- 2020
Across Canada, a wide range of vital social services are delivered by community-based organisations with support from government funders.
These organisations are often small, stretched thin and heavily scrutinised. This provides little opportunity to develop new capabilities and service models, or for the organisations to evaluate their own work.
At the same time, these organisations offer some of the very best opportunities to generate social impact through behavioural insights. They have deep, sustained and trusting relationships with people in their communities, and they often serve residents who are experiencing severe scarcity of time and resources.
The question is how to embed rigorous behavioural insights into their programming given these significant limitations.

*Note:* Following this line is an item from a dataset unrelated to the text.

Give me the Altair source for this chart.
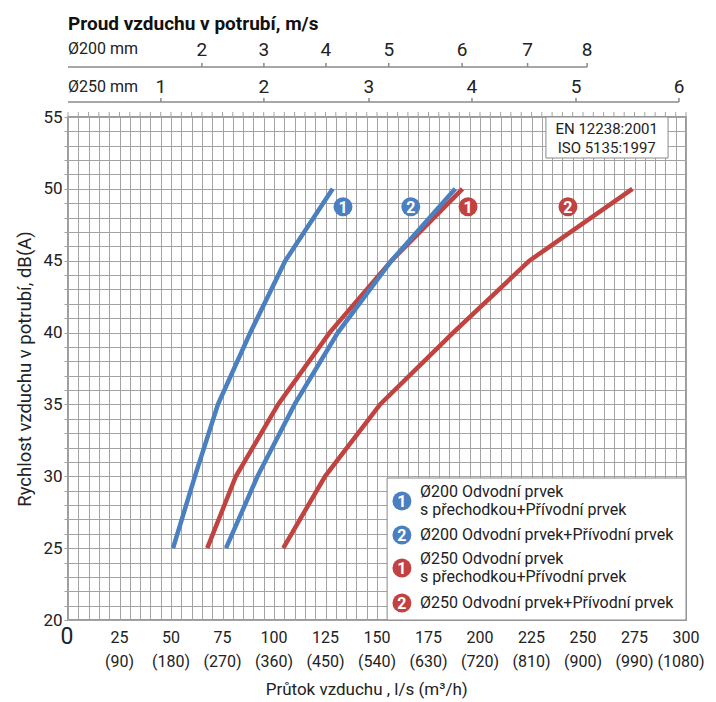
import altair as alt
import pandas as pd

# ---------------- data ----------------
db_levels = [25, 30, 35, 40, 45, 50]
q_200_1 = [51.0, 61.6, 72.8, 88.5, 105.5, 128.5]
q_200_2 = [76.7, 92.0, 110.0, 131.0, 157.0, 188.0]
q_250_1 = [67.6, 81.5, 102.0, 127.0, 157.0, 191.5]
q_250_2 = [104.5, 124.8, 151.5, 187.0, 224.0, 274.0]

series_names = ["Ø200-1", "Ø200-2", "Ø250-1", "Ø250-2"]
series_q = [q_200_1, q_200_2, q_250_1, q_250_2]
BLUE = "#4a7fc0"
RED = "#c2423f"
series_colors = [BLUE, BLUE, RED, RED]
series_numbers = ["1", "2", "1", "2"]
label_q = [133.5, 166.4, 194.2, 242.7]   # where the numbered circles sit
label_db = 48.75

x_tick_values = [25, 50, 75, 100, 125, 150, 175, 200, 225, 250, 275, 300]
x_tick_m3h = ["(90)", "(180)", "(270)", "(360)", "(450)", "(540)", "(630)",
              "(720)", "(810)", "(900)", "(990)", "(1080)"]

# top velocity scales (tick label, position in l/s)
v200_labels = ["2", "3", "4", "5", "6", "7", "8"]
v200_q = [65.0, 95.1, 125.2, 155.7, 191.3, 223.1, 252.0]
v250_labels = ["1", "2", "3", "4", "5", "6"]
v250_q = [45.1, 95.1, 146.1, 196.1, 246.6, 296.6]

legend_text = [
    ["Ø200 Odvodní prvek", "s přechodkou+Přívodní prvek"],
    ["Ø200 Odvodní prvek+Přívodní prvek"],
    ["Ø250 Odvodní prvek", "s přechodkou+Přívodní prvek"],
    ["Ø250 Odvodní prvek+Přívodní prvek"],
]

FONT = "Roboto"
GRID = "#a3a3a3"
TXT = "#222"
W, H = 618, 503

# ---------------- shared encodings ----------------
xs = alt.Scale(domain=[0, 300], nice=False, zero=False)
ys = alt.Scale(domain=[20, 55], nice=False, zero=False)
x_axis = alt.Axis(values=list(range(0, 301, 5)), labels=False, ticks=False,
                  domain=False, grid=True, gridColor=GRID, gridWidth=1,
                  gridOpacity=1, title=None)
y_axis = alt.Axis(values=list(range(20, 56)),
                  labelExpr="datum.value % 5 == 0 ? datum.label : ''",
                  ticks=True, tickSize=4, tickColor=GRID, domain=False,
                  grid=True, gridColor=GRID, gridWidth=1, gridOpacity=1,
                  labelFontSize=17, labelFont=FONT, labelColor=TXT,
                  labelPadding=2,
                  title="Rychlost vzduchu v potrubí, dB(A)", titleFont=FONT,
                  titleFontSize=18.5, titleFontWeight="normal",
                  titleColor=TXT, titlePadding=8)


def X(field="Q"):
    return alt.X(f"{field}:Q", scale=xs, axis=x_axis)


def Y(field="dB"):
    return alt.Y(f"{field}:Q", scale=ys, axis=y_axis)


# ---------------- curves ----------------
rows = []
for name, qs in zip(series_names, series_q):
    for d, q in zip(db_levels, qs):
        rows.append({"series": name, "Q": q, "dB": d})
curves = pd.DataFrame(rows)
color = alt.Color("series:N", scale=alt.Scale(domain=series_names,
                                              range=series_colors), legend=None)

base_grid = alt.Chart(pd.DataFrame({"Q": [0, 300], "dB": [20, 55]})).mark_point(
    opacity=0).encode(x=X(), y=Y())

top_ticks = alt.Chart(pd.DataFrame({"Q": list(range(0, 301, 5))})).mark_rule(
    color=GRID, strokeWidth=1).encode(x=X(), y=alt.value(-5), y2=alt.value(0))

red_lines = alt.Chart(curves[curves.series.str.startswith("Ø250")]).mark_line(
    strokeWidth=4.5).encode(x=X(), y=Y(), color=color, detail="series:N",
                            order="dB:Q")
blue_lines = alt.Chart(curves[curves.series.str.startswith("Ø200")]).mark_line(
    strokeWidth=4.5).encode(x=X(), y=Y(), color=color, detail="series:N",
                            order="dB:Q")

lab_df = pd.DataFrame({"series": series_names, "Q": label_q,
                       "dB": [label_db] * 4, "num": series_numbers})
lab_circles = alt.Chart(lab_df).mark_circle(size=360, opacity=1).encode(
    x=X(), y=Y(), color=color)
lab_nums = alt.Chart(lab_df).mark_text(font=FONT, fontSize=16, fontWeight="bold",
                                       color="white", dy=1).encode(
    x=X(), y=Y(), text="num:N")

# ---------------- bottom axis labels ----------------
xl_df = pd.DataFrame({"Q": x_tick_values, "m3h": x_tick_m3h,
                      "lab": [str(v) for v in x_tick_values]})
x_nums = alt.Chart(xl_df).mark_text(font=FONT, fontSize=16, color=TXT).encode(
    x=X(), y=alt.value(H + 18), text="lab:N")
x_m3h = alt.Chart(xl_df.iloc[:-1]).mark_text(font=FONT, fontSize=16, color=TXT).encode(
    x=X(), y=alt.value(H + 42), text="m3h:N")
x_m3h_last = alt.Chart(xl_df.iloc[-1:]).mark_text(font=FONT, fontSize=16, color=TXT,
                                                   dx=-5).encode(
    x=X(), y=alt.value(H + 42), text="m3h:N")
x_zero = alt.Chart(pd.DataFrame({"Q": [0], "lab": ["0"]})).mark_text(
    font=FONT, fontSize=23, color=TXT, dx=-1).encode(
    x=X(), y=alt.value(H + 17), text="lab:N")
x_title = alt.Chart(pd.DataFrame({"Q": [145], "t": ["Průtok vzduchu , l/s (m³/h)"]})).mark_text(
    font=FONT, fontSize=17, color=TXT).encode(x=X(), y=alt.value(H + 70), text="t:N")

# ---------------- top velocity scales ----------------
top_title = alt.Chart(pd.DataFrame({"Q": [0], "t": ["Proud vzduchu v potrubí, m/s"]})).mark_text(
    font=FONT, fontSize=19, fontWeight="bold", color="#111", align="left").encode(
    x=X(), y=alt.value(-93), text="t:N")
scale_lines = alt.Chart(pd.DataFrame({"Q": [0, 0], "Q2": [v200_q[-1], v250_q[-1]],
                                      "y": [-50, -15]})).mark_rule(
    color="#8a8a8a", strokeWidth=1.5).encode(x=X(), x2="Q2:Q", y=alt.Y("y:Q", scale=None))
scale_names = alt.Chart(pd.DataFrame({"Q": [0, 0], "t": ["Ø200 mm", "Ø250 mm"],
                                      "y": [-68, -30]})).mark_text(
    font=FONT, fontSize=16, color=TXT, align="left").encode(
    x=X(), y=alt.Y("y:Q", scale=None), text="t:N")
v_df = pd.DataFrame({"Q": v200_q + v250_q, "t": v200_labels + v250_labels,
                     "yl": [-67] * len(v200_q) + [-30] * len(v250_q),
                     "yt": [-54] * len(v200_q) + [-19] * len(v250_q),
                     "yb": [-50] * len(v200_q) + [-15] * len(v250_q)})
v_ticks = alt.Chart(v_df).mark_rule(color="#8a8a8a", strokeWidth=1.5).encode(
    x=X(), y=alt.Y("yt:Q", scale=None), y2="yb:Q")
v_labels = alt.Chart(v_df).mark_text(font=FONT, fontSize=19, color=TXT).encode(
    x=X(), y=alt.Y("yl:Q", scale=None), text="t:N")

# ---------------- standards box ----------------
std_box = alt.Chart(pd.DataFrame({"Q": [232.0], "Q2": [291.3]})).mark_rect(
    fill="white", stroke="#8a8a8a", strokeWidth=1).encode(
    x=X(), x2="Q2:Q", y=alt.value(0), y2=alt.value(41))
std_text = alt.Chart(pd.DataFrame({"Q": [261.5, 261.5], "t": ["EN 12238:2001", "ISO 5135:1997"],
                                   "y": [12, 31]})).mark_text(
    font=FONT, fontSize=15, color=TXT).encode(
    x=X(), y=alt.Y("y:Q", scale=None), text="t:N")

# ---------------- custom legend ----------------
leg_box = alt.Chart(pd.DataFrame({"Q": [154.9], "Q2": [300.0]})).mark_rect(
    fill="white", stroke="#8a8a8a", strokeWidth=1).encode(
    x=X(), x2="Q2:Q", y=alt.value(361), y2=alt.value(H))
leg_circle_y = [384, 418, 451, 486]
leg_df = pd.DataFrame({"series": series_names, "Q": [162.1] * 4,
                       "y": leg_circle_y, "num": series_numbers})
leg_circles = alt.Chart(leg_df).mark_circle(size=360, opacity=1).encode(
    x=X(), y=alt.Y("y:Q", scale=None), color=color)
leg_nums = alt.Chart(leg_df).mark_text(font=FONT, fontSize=16, fontWeight="bold",
                                       color="white", dy=1).encode(
    x=X(), y=alt.Y("y:Q", scale=None), text="num:N")
leg_line_y = [[375, 393], [418], [442, 460], [486]]
lt_rows = []
for lines, ys_ in zip(legend_text, leg_line_y):
    for t, yy in zip(lines, ys_):
        lt_rows.append({"Q": 170.9, "t": t, "y": yy})
leg_text = alt.Chart(pd.DataFrame(lt_rows)).mark_text(
    font=FONT, fontSize=16, color=TXT, align="left").encode(
    x=X(), y=alt.Y("y:Q", scale=None), text="t:N")

chart = alt.layer(
    base_grid, top_ticks, red_lines, blue_lines, lab_circles, lab_nums,
    x_nums, x_m3h, x_m3h_last, x_zero, x_title,
    top_title, scale_lines, scale_names, v_ticks, v_labels,
    std_box, std_text, leg_box, leg_circles, leg_nums, leg_text,
).properties(
    width=W, height=H,
    padding={"left": 60, "top": 109, "right": 22, "bottom": 80},
    autosize=alt.AutoSizeParams(type="none"),
    background="white",
).configure_view(stroke="#7a7a7a", strokeWidth=1.5)

chart.save("out.html", embed_options={"renderer": "svg", "actions": False})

BIT Canada is working with United Way Halton and Hamilton to start answering this question, with generous support from the Ontario Trillium Foundation and Employment and Social Development Canada. We are engaged in a multi-year effort to demonstrate the value of behavioural insights at the community organisation level (with a focus on financial empowerment). This work will also involve building up sectoral capacity across the region and establishing a model for ongoing behavioural insights work – without the need for BIT at the helm.
We’re just getting started, but we’ve already had meaningful success. A small, pilot randomised controlled trial with the Oak Park Neighbourhood Centre (OPNC) showed that using ’active choice framing’ was correlated with a four-fold increase in OPNC members engaging with a free tax-filing service. This service is often worth thousands of dollars in otherwise unclaimed benefits.